Since 9/11, not only police officers, but New Labour ministers, the Home Office, Foreign Office and pseudo-left journalists and councils have sought to promote ‘cohesion’ by appeasing Islamist groups which aren’t quite as extreme as al-Qaeda. They have turned them into the sole authentic representatives of British Islam, although as Haras Rafiq and Abdal-Hakim Murad show, they are nothing of the sort, and branded serious investigation into obscurantist politics as religious prejudice.
Elements within the government thought that if they could co-opt the Muslim Brotherhood and Jamaat-i-Islami and ignore their foul beliefs, they would isolate the terrorists to their right.
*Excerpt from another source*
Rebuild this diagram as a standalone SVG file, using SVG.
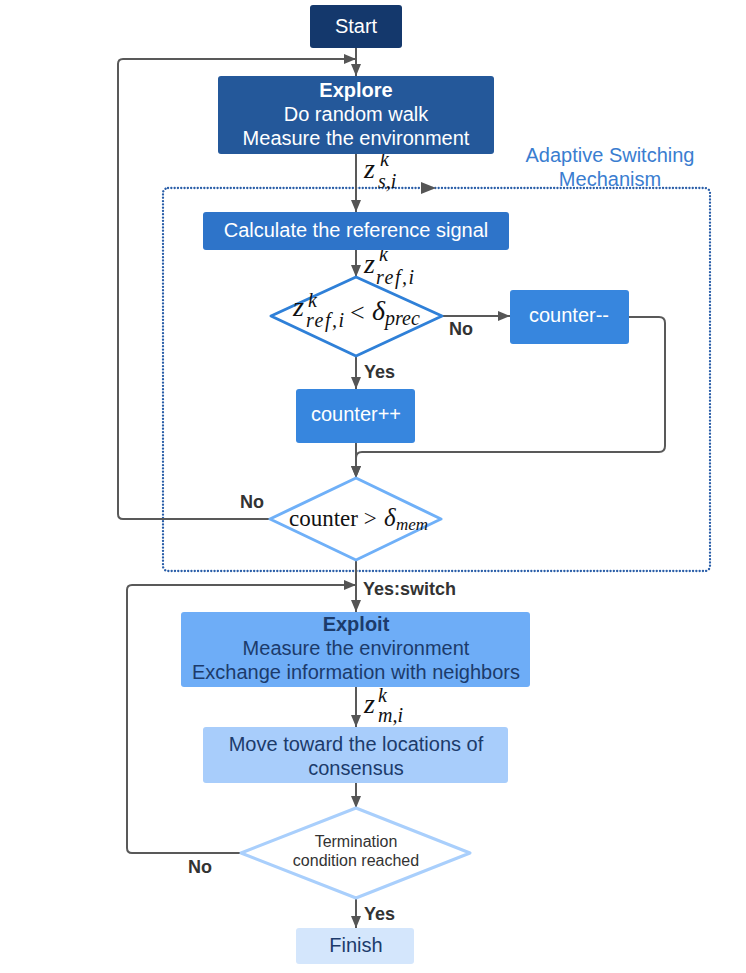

Even Labour now admits that the policy has been a practical failure and moral shambles. Elsewhere, however, a mushy multicultural feeling persists that it is somehow ‘insensitive’ to apply universal values.
Far more vulnerable people than journalists are suffering from the double standard. Earlier this year, the Centre for Social Cohesion issued a report on honour killings and beatings. South Asian and Middle Eastern women’s groups reported an increasingly widespread trend. Officials who should treat all women equally were deciding that where their community’s religious and cultural practices conflicted with the law, the law had to give way.
Zalikha Ahmed, director of the Apna Haq refuge, told the report’s researchers: ‘We don’t visit the station when certain Asian officers are on because some of them are perpetrators and one of them said that he would not arrest someone who used force on his wife.’ A worker in a women’s group in the north, who requested anonymity for fear of reprisals, added she had been ‘appalled’ by an Asian ‘chief inspector who had offered to help a family track a girl down’.
The report’s authors noticed that women’s groups appeared to have problems with one force in particular. It was the West Midlands police.